Ok, last question: what are the defaults of thr PAL and NTSC systems at startup? If those are the first PAL/PAL and NTSC/NTSC,then sorry for the point.

Posted By

Gaia
on 2016-01-19
02:42:17
 Re: A mathematical demo

They are the first PAL/PAL and NTSC/NTSC pairs ("open" borders and slow bit off).

Posted By

Litwr
on 2016-01-20
06:20:37
 Re: A mathematical demo

Gaia and Csabo, thanks! I also wanted to make such a table sometimes. IMHO C128 and even C64 still miss such thing...
gerliczer, I used this email several times - no replies.

Posted By

gerliczer
on 2016-01-20
09:01:55
 Re: A mathematical demo

Litwr,

Did you change the clock frequency too? IIRC, it should be in the machine configuration window. The default frequency is usually 17734475. This should be replaced with 14318180 for NTSC emulation.
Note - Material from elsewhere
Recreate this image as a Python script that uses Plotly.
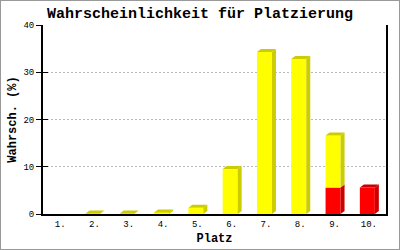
import plotly.graph_objects as go

# ---- data ----
categories = ["1.", "2.", "3.", "4.", "5.", "6.", "7.", "8.", "9.", "10."]
yellow_vals = [0.0, 0.1, 0.1, 0.3, 1.3, 9.5, 34.3, 32.8, 11.0, 0.0]
red_vals = [0.0, 0.0, 0.0, 0.0, 0.0, 0.0, 0.0, 0.0, 5.6, 5.6]
y_ticks = [0, 10, 20, 30, 40]

# ---- layout geometry (pixels) ----
W, H = 400, 250
ML, MR, MT, MB = 43, 14, 25, 36
PW, PH = W - ML - MR, H - MT - MB
YMAX = 40
n = len(categories)
ux = n / PW          # x data units per pixel
uy = YMAX / PH       # y data units per pixel
BAR_W = 15 * ux
BAR_OFF = -9 * ux
DX, DY = 4 * ux, 3 * uy

YEL, YEL_D = "#ffff00", "#cccc00"
RED, RED_D = "#ff0000", "#cc0000"

idx = list(range(n))
fig = go.Figure()

# side / top faces (3D depth)
def poly(xs, ys, color):
    fig.add_trace(go.Scatter(x=xs, y=ys, mode="lines", fill="toself",
                             fillcolor=color, line=dict(width=0, color=color),
                             hoverinfo="skip", showlegend=False,
                             xaxis="x", yaxis="y"))

for i in idx:
    r, yv = red_vals[i], yellow_vals[i]
    total = r + yv
    if total <= 0:
        continue
    xl = i + BAR_OFF
    xr = xl + BAR_W
    if r > 0:
        poly([xr, xr + DX, xr + DX, xr, xr], [0, DY, r + DY, r, 0], RED_D)
    if yv > 0:
        poly([xr, xr + DX, xr + DX, xr, xr], [r, r + DY, total + DY, total, r], YEL_D)
    topc = YEL_D if yv > 0 else RED_D
    poly([xl, xl + DX, xr + DX, xr, xl], [total, total + DY, total + DY, total, total], topc)

# front faces
fig.add_trace(go.Bar(x=idx, y=red_vals, width=BAR_W, offset=BAR_OFF,
                     marker=dict(color=RED, line=dict(width=0)), showlegend=False))
fig.add_trace(go.Bar(x=idx, y=yellow_vals, base=red_vals, width=BAR_W, offset=BAR_OFF,
                     marker=dict(color=YEL, line=dict(width=0)), showlegend=False))

# invisible trace to activate inside-ticks overlay axis
fig.add_trace(go.Scatter(x=[0], y=[0], yaxis="y2", mode="markers",
                         marker=dict(opacity=0), hoverinfo="skip", showlegend=False))

mono = "Liberation Mono"
fig.update_layout(
    width=W, height=H,
    margin=dict(l=ML, r=MR, t=MT, b=MB, autoexpand=False),
    paper_bgcolor="white", plot_bgcolor="white",
    barmode="overlay", showlegend=False,
    title=dict(text="<b>Wahrscheinlichkeit für Platzierung</b>",
               x=0.5, xanchor="center", y=1 - 13 / H, yanchor="middle",
               font=dict(family=mono, size=15, color="black")),
    xaxis=dict(range=[-0.5, n - 0.5], tickvals=idx, ticktext=categories,
               showgrid=False, zeroline=False, automargin=False,
               showline=True, linecolor="black", linewidth=2,
               ticks="",
               tickfont=dict(family=mono, size=9, color="black"),
               title=dict(text="<b>Platz</b>", standoff=5,
                          font=dict(family=mono, size=12, color="black"))),
    yaxis=dict(range=[0, YMAX], tickvals=y_ticks, showgrid=True, automargin=False,
               gridcolor="#bbbbbb", griddash="2px,2px", gridwidth=1,
               zeroline=False, showline=True, linecolor="black", linewidth=2,
               mirror=True, ticks="outside", ticklen=5, tickcolor="black",
               tickfont=dict(family=mono, size=9, color="black"),
               title=dict(text="<b>Wahrsch. (%)</b>", standoff=4,
                          font=dict(family=mono, size=12, color="black"))),
    yaxis2=dict(range=[0, YMAX], overlaying="y", side="left", tickvals=y_ticks,
                ticks="inside", ticklen=5, tickcolor="black", automargin=False,
                showticklabels=False, showgrid=False, zeroline=False, showline=False),
    shapes=[dict(type="rect", xref="paper", yref="paper",
                 x0=-ML / PW, x1=1 + MR / PW, y0=-MB / PH, y1=1 + MT / PH,
                 line=dict(color="#999999", width=2), fillcolor="rgba(0,0,0,0)",
                 layer="above")],
)

fig.write_html("out.html")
Edit: You also need an NTSC KERNAL ROM image for proper operation.

Posted By

Litwr
on 2016-01-20
10:59:57
 Re: A mathematical demo

Wow! It requires to enter 8 digits manually! So it is not the emulator bug but something close to a bug in the interface. Yape requires just one click.

Posted By

gerliczer
on 2016-01-20
11:14:41
 Re: A mathematical demo

OK, OK. Did it help or not?

Posted By

RobertB
on 2016-01-21
01:17:27
 Re: A mathematical demo

Is the C128 running in SLOW 1 MHz. mode, or FAST 2 MHz. mode for this test?

Truly,
Robert Bernardo
Fresno Commodore User Group
http://www.dickestel.com/fcug.htm

Posted By

gerliczer
on 2016-01-21
03:01:06
 Re: A mathematical demo

@RobertB

"Commodore 64/PAL - 331 s,
Commodore 128/PAL - 175.5 s"

What do you think?

Posted By

RobertB
on 2016-01-21
23:06:50
 Re: A mathematical demo

I think it needs my SuperCPU 128. wink

Truly,
Robert Bernardo
Fresno Commodore User Group
http://www.dickestel.com/fcug.htm

Posted By

Litwr
on 2016-01-23
09:08:54
 Re: A mathematical demo

SuperCPU 128 is faster than PC AT... Did you try Pi with it?
Dear gerliczer, I couldn't get idea about manual input of the big number 14318180 without your help. Thank you very much.




Posted By

gerliczer
on 2016-01-23
05:48:19
 Re: A mathematical demo

You're welcome anytime Litwr. It took me a while too to figure out what to do with plus4emu to switch it over in NTSC mode. I guess, it is properly documented in the help or readme file, but sometimes I tend to see reading them as a last resort.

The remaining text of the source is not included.